Similar to how the article scoring works, the raw scores for show grading are also input into an algorithm that weights certain categories of scores and averages them. In addition, the guest appearance combination is then scored and certain appearances are weighted. For example, if a guest is unqualified for the subject matter and hyper-partisan, and the host takes a “cheerleading” posture, this combination would be weighted heavily downward and outward. Then the algorithm translates those weighted average scores into coordinates on the chart (e.g., 48, -18).
Many people have inquired about whether the underlying scoring data is available. There are several layers of data that may be of interest to researchers, media organizations, and regular chart users.
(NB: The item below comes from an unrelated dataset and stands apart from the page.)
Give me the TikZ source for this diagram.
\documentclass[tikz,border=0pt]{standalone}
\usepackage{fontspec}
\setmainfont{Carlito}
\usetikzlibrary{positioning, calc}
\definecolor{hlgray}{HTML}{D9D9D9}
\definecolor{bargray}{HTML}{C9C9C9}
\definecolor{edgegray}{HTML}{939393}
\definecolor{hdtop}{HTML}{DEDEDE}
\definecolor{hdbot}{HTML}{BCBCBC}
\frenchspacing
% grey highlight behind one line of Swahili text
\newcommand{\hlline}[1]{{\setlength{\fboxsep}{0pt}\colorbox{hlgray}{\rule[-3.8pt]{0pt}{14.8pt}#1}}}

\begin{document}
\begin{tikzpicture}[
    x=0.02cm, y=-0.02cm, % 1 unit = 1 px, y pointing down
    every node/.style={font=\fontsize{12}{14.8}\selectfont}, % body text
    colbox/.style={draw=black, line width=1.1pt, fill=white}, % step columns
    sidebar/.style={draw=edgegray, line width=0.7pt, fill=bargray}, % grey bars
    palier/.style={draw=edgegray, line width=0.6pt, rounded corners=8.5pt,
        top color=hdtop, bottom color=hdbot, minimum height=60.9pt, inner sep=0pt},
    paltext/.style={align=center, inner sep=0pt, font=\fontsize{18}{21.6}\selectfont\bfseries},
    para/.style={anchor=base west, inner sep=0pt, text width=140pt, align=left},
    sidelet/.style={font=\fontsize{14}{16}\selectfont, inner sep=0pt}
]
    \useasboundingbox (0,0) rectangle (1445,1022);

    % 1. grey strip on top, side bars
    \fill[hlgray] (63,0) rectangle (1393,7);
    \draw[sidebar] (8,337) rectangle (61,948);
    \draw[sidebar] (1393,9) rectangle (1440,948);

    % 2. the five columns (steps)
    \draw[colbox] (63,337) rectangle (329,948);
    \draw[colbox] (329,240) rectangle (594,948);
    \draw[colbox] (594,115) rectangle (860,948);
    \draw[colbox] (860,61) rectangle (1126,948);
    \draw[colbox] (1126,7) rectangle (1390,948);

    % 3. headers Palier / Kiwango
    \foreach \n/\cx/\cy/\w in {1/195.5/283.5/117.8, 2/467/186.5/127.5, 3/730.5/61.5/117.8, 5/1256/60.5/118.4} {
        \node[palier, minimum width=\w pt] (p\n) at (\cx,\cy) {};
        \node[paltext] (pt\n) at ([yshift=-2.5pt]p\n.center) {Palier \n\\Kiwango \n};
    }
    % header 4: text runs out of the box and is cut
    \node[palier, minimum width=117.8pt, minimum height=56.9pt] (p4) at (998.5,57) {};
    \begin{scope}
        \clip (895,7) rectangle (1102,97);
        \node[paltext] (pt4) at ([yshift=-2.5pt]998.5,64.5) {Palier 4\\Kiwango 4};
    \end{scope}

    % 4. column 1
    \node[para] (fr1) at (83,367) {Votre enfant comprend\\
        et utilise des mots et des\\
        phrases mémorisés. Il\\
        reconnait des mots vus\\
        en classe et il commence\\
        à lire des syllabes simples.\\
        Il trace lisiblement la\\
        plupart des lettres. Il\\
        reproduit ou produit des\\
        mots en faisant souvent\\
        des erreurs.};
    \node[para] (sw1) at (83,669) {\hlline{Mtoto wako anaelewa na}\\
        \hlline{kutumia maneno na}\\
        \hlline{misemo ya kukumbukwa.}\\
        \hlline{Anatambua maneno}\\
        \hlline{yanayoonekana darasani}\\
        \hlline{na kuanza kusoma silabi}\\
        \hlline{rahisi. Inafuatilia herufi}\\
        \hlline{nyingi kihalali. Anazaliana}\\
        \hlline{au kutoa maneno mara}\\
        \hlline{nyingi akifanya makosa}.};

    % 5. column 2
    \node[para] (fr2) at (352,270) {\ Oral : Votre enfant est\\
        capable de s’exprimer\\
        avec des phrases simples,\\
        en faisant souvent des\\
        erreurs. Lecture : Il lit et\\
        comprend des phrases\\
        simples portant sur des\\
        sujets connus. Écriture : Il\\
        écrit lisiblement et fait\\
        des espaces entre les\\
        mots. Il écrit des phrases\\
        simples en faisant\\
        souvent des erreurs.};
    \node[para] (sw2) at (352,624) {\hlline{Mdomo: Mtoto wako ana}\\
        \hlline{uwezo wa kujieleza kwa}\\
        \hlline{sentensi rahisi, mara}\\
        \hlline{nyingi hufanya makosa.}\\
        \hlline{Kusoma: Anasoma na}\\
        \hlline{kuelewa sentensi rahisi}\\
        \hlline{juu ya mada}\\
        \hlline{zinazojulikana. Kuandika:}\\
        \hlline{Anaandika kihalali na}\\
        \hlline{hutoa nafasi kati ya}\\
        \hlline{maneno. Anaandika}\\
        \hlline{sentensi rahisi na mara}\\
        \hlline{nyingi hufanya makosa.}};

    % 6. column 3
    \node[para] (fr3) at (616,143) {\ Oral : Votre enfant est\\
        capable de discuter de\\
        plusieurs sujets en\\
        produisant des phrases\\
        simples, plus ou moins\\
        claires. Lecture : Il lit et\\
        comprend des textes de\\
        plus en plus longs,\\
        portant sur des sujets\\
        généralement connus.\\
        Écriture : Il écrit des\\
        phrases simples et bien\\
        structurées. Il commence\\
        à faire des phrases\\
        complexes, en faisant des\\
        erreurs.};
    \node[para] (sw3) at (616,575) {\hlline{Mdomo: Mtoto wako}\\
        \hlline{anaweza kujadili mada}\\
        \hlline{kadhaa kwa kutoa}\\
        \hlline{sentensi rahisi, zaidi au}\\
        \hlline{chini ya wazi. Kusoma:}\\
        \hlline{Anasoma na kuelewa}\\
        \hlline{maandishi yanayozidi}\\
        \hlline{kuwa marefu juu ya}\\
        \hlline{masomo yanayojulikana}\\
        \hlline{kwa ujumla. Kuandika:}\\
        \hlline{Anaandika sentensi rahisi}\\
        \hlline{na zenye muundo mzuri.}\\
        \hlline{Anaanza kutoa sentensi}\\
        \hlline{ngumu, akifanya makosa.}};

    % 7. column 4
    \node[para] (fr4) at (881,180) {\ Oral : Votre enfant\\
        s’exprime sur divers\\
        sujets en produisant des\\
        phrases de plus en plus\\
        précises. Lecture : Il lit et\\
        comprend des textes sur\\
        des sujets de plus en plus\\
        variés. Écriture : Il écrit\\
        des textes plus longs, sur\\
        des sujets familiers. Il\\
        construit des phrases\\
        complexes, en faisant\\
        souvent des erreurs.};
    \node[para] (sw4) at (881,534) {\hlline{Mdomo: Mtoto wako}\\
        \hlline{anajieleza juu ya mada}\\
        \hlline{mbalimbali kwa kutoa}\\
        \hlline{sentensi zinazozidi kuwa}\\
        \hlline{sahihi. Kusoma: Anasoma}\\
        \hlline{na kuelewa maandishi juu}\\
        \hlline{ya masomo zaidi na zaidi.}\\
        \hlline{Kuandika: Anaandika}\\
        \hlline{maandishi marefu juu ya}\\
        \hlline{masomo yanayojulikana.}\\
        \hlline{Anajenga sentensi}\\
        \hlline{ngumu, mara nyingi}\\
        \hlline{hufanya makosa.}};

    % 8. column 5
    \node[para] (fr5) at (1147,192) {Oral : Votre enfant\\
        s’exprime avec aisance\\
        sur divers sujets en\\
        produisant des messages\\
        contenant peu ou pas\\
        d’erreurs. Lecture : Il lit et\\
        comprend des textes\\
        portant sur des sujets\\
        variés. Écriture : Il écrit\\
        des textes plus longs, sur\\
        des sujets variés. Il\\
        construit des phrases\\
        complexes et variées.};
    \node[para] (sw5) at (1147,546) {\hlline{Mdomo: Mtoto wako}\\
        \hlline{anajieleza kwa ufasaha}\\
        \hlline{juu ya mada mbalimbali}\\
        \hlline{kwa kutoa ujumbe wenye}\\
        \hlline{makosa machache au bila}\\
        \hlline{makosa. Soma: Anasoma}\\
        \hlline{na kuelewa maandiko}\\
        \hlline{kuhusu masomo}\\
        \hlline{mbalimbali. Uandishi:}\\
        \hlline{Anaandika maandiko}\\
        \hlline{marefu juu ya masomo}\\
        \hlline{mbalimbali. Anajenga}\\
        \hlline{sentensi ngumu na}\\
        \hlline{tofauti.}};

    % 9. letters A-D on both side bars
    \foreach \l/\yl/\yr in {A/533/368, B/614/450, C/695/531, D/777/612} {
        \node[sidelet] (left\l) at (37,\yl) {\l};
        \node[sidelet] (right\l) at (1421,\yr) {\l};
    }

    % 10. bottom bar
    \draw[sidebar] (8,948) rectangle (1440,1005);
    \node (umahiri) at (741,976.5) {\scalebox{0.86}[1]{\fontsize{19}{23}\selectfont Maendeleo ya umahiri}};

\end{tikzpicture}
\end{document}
The data is/will/will not be available as follows:
Chart coordinate data: This is simple output data that lists the coordinate positions of sources, shows, and articles. Some of this data is already available in a sortable list format for the 4.0 chart and cable network sub-charts. As this project expands to allow viewing of all ranked articles on an interactive chart, those article coordinates will be publicly viewable and available.
Rubric grading raw and weighted scores: This data is currently not available because the data set is currently not large enough or in a uniform enough format for public production. We plan on always making sample sets available for public view for transparency, and the rest will be available under commercial license terms. We anticipate that first sets will be available mid-2019.
Algorithms: These are proprietary and will not be publicly available.